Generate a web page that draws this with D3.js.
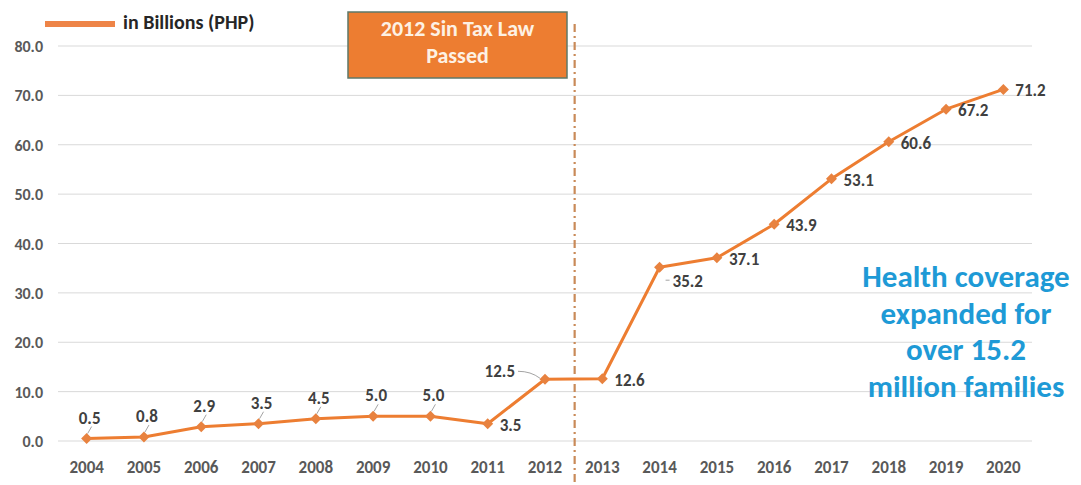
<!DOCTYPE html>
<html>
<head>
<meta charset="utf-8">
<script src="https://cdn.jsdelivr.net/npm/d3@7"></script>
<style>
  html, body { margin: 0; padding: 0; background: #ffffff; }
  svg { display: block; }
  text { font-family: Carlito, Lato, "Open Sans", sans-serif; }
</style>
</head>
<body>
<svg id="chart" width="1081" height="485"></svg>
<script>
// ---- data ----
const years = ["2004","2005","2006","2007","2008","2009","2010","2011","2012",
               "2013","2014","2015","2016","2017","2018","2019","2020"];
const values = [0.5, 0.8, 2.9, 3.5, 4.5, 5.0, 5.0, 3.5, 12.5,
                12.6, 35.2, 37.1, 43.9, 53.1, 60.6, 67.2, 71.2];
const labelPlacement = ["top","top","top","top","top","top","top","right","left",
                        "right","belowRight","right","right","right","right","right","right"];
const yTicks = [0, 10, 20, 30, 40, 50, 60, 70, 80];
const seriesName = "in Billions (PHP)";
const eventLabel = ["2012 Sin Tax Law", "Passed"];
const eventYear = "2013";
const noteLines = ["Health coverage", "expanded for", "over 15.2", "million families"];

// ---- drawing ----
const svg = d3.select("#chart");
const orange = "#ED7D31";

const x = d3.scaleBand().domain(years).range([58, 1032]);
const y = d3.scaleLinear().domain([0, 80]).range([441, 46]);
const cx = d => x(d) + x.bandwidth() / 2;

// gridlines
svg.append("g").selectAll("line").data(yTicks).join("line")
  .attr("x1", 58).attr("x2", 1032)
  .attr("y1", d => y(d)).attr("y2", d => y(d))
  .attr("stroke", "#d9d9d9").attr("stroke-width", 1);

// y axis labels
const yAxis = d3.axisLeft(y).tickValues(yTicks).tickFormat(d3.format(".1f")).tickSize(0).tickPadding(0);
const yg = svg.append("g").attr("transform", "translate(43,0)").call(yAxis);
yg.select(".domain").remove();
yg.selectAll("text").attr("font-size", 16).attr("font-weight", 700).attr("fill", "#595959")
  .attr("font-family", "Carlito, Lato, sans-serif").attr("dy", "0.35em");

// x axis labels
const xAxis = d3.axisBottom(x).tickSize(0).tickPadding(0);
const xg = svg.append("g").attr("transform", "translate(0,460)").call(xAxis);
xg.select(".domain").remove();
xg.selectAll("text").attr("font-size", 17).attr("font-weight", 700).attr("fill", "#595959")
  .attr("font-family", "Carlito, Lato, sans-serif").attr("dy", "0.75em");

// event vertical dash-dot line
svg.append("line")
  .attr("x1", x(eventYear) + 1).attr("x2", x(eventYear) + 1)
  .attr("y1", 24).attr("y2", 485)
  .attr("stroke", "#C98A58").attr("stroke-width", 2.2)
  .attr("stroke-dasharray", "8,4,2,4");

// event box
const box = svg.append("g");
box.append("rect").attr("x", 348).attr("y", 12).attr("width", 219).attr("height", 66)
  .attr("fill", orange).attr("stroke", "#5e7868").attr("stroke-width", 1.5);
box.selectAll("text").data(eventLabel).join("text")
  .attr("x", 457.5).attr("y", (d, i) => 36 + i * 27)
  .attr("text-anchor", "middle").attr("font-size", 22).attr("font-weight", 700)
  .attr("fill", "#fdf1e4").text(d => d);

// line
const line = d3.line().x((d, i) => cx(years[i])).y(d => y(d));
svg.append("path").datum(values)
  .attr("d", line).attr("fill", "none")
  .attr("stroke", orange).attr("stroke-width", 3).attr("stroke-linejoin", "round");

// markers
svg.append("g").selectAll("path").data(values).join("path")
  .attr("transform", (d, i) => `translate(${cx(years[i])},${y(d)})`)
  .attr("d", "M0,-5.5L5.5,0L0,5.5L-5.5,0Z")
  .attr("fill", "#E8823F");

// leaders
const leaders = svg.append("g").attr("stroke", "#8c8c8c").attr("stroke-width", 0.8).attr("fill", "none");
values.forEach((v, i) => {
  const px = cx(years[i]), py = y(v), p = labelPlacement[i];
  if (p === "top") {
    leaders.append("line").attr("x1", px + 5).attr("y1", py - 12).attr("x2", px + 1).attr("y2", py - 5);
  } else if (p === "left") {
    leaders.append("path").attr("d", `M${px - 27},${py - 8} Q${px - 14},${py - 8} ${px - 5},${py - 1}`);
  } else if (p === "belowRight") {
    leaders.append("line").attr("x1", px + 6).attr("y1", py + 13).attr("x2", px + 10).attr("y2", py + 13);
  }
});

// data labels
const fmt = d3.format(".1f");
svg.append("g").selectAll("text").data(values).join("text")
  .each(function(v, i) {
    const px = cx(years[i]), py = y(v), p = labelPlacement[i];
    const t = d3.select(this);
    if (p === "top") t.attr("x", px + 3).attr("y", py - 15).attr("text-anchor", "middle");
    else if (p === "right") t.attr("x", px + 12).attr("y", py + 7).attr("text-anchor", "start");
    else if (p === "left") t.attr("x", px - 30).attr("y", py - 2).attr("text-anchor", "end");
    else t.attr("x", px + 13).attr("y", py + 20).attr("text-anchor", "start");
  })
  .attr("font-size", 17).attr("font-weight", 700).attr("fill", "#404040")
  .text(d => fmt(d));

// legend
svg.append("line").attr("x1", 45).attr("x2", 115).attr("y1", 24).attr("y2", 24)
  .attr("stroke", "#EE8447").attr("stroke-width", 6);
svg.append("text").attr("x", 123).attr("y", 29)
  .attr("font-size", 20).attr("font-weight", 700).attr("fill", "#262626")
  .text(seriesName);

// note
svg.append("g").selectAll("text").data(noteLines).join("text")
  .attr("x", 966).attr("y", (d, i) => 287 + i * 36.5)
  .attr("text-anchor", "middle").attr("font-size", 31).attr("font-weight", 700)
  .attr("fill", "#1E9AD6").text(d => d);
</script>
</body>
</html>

· · · · · · ·

◆ **Problem details**
Pictures in the data above should not be copied; transcribe everything else exactly.

◆ **Response to the exercise**
Generate a web page that draws this with D3.js.
<!DOCTYPE html>
<html>
<head>
<meta charset="utf-8">
<script src="https://cdn.jsdelivr.net/npm/d3@7"></script>
<style>
  html, body { margin: 0; padding: 0; background: #ffffff; }
  svg { display: block; }
  text { font-family: Carlito, Lato, "Open Sans", sans-serif; }
</style>
</head>
<body>
<svg id="chart" width="1081" height="485"></svg>
<script>
// ---- data ----
const years = ["2004","2005","2006","2007","2008","2009","2010","2011","2012",
               "2013","2014","2015","2016","2017","2018","2019","2020"];
const values = [0.5, 0.8, 2.9, 3.5, 4.5, 5.0, 5.0, 3.5, 12.5,
                12.6, 35.2, 37.1, 43.9, 53.1, 60.6, 67.2, 71.2];
const labelPlacement = ["top","top","top","top","top","top","top","right","left",
                        "right","belowRight","right","right","right","right","right","right"];
const yTicks = [0, 10, 20, 30, 40, 50, 60, 70, 80];
const seriesName = "in Billions (PHP)";
const eventLabel = ["2012 Sin Tax Law", "Passed"];
const eventYear = "2013";
const noteLines = ["Health coverage", "expanded for", "over 15.2", "million families"];

// ---- drawing ----
const svg = d3.select("#chart");
const orange = "#ED7D31";

const x = d3.scaleBand().domain(years).range([58, 1032]);
const y = d3.scaleLinear().domain([0, 80]).range([441, 46]);
const cx = d => x(d) + x.bandwidth() / 2;

// gridlines
svg.append("g").selectAll("line").data(yTicks).join("line")
  .attr("x1", 58).attr("x2", 1032)
  .attr("y1", d => y(d)).attr("y2", d => y(d))
  .attr("stroke", "#d9d9d9").attr("stroke-width", 1);

// y axis labels
const yAxis = d3.axisLeft(y).tickValues(yTicks).tickFormat(d3.format(".1f")).tickSize(0).tickPadding(0);
const yg = svg.append("g").attr("transform", "translate(43,0)").call(yAxis);
yg.select(".domain").remove();
yg.selectAll("text").attr("font-size", 16).attr("font-weight", 700).attr("fill", "#595959")
  .attr("font-family", "Carlito, Lato, sans-serif").attr("dy", "0.35em");

// x axis labels
const xAxis = d3.axisBottom(x).tickSize(0).tickPadding(0);
const xg = svg.append("g").attr("transform", "translate(0,460)").call(xAxis);
xg.select(".domain").remove();
xg.selectAll("text").attr("font-size", 17).attr("font-weight", 700).attr("fill", "#595959")
  .attr("font-family", "Carlito, Lato, sans-serif").attr("dy", "0.75em");

// event vertical dash-dot line
svg.append("line")
  .attr("x1", x(eventYear) + 1).attr("x2", x(eventYear) + 1)
  .attr("y1", 24).attr("y2", 485)
  .attr("stroke", "#C98A58").attr("stroke-width", 2.2)
  .attr("stroke-dasharray", "8,4,2,4");

// event box
const box = svg.append("g");
box.append("rect").attr("x", 348).attr("y", 12).attr("width", 219).attr("height", 66)
  .attr("fill", orange).attr("stroke", "#5e7868").attr("stroke-width", 1.5);
box.selectAll("text").data(eventLabel).join("text")
  .attr("x", 457.5).attr("y", (d, i) => 36 + i * 27)
  .attr("text-anchor", "middle").attr("font-size", 22).attr("font-weight", 700)
  .attr("fill", "#fdf1e4").text(d => d);

// line
const line = d3.line().x((d, i) => cx(years[i])).y(d => y(d));
svg.append("path").datum(values)
  .attr("d", line).attr("fill", "none")
  .attr("stroke", orange).attr("stroke-width", 3).attr("stroke-linejoin", "round");

// markers
svg.append("g").selectAll("path").data(values).join("path")
  .attr("transform", (d, i) => `translate(${cx(years[i])},${y(d)})`)
  .attr("d", "M0,-5.5L5.5,0L0,5.5L-5.5,0Z")
  .attr("fill", "#E8823F");

// leaders
const leaders = svg.append("g").attr("stroke", "#8c8c8c").attr("stroke-width", 0.8).attr("fill", "none");
values.forEach((v, i) => {
  const px = cx(years[i]), py = y(v), p = labelPlacement[i];
  if (p === "top") {
    leaders.append("line").attr("x1", px + 5).attr("y1", py - 12).attr("x2", px + 1).attr("y2", py - 5);
  } else if (p === "left") {
    leaders.append("path").attr("d", `M${px - 27},${py - 8} Q${px - 14},${py - 8} ${px - 5},${py - 1}`);
  } else if (p === "belowRight") {
    leaders.append("line").attr("x1", px + 6).attr("y1", py + 13).attr("x2", px + 10).attr("y2", py + 13);
  }
});

// data labels
const fmt = d3.format(".1f");
svg.append("g").selectAll("text").data(values).join("text")
  .each(function(v, i) {
    const px = cx(years[i]), py = y(v), p = labelPlacement[i];
    const t = d3.select(this);
    if (p === "top") t.attr("x", px + 3).attr("y", py - 15).attr("text-anchor", "middle");
    else if (p === "right") t.attr("x", px + 12).attr("y", py + 7).attr("text-anchor", "start");
    else if (p === "left") t.attr("x", px - 30).attr("y", py - 2).attr("text-anchor", "end");
    else t.attr("x", px + 13).attr("y", py + 20).attr("text-anchor", "start");
  })
  .attr("font-size", 17).attr("font-weight", 700).attr("fill", "#404040")
  .text(d => fmt(d));

// legend
svg.append("line").attr("x1", 45).attr("x2", 115).attr("y1", 24).attr("y2", 24)
  .attr("stroke", "#EE8447").attr("stroke-width", 6);
svg.append("text").attr("x", 123).attr("y", 29)
  .attr("font-size", 20).attr("font-weight", 700).attr("fill", "#262626")
  .text(seriesName);

// note
svg.append("g").selectAll("text").data(noteLines).join("text")
  .attr("x", 966).attr("y", (d, i) => 287 + i * 36.5)
  .attr("text-anchor", "middle").attr("font-size", 31).attr("font-weight", 700)
  .attr("fill", "#1E9AD6").text(d => d);
</script>
</body>
</html>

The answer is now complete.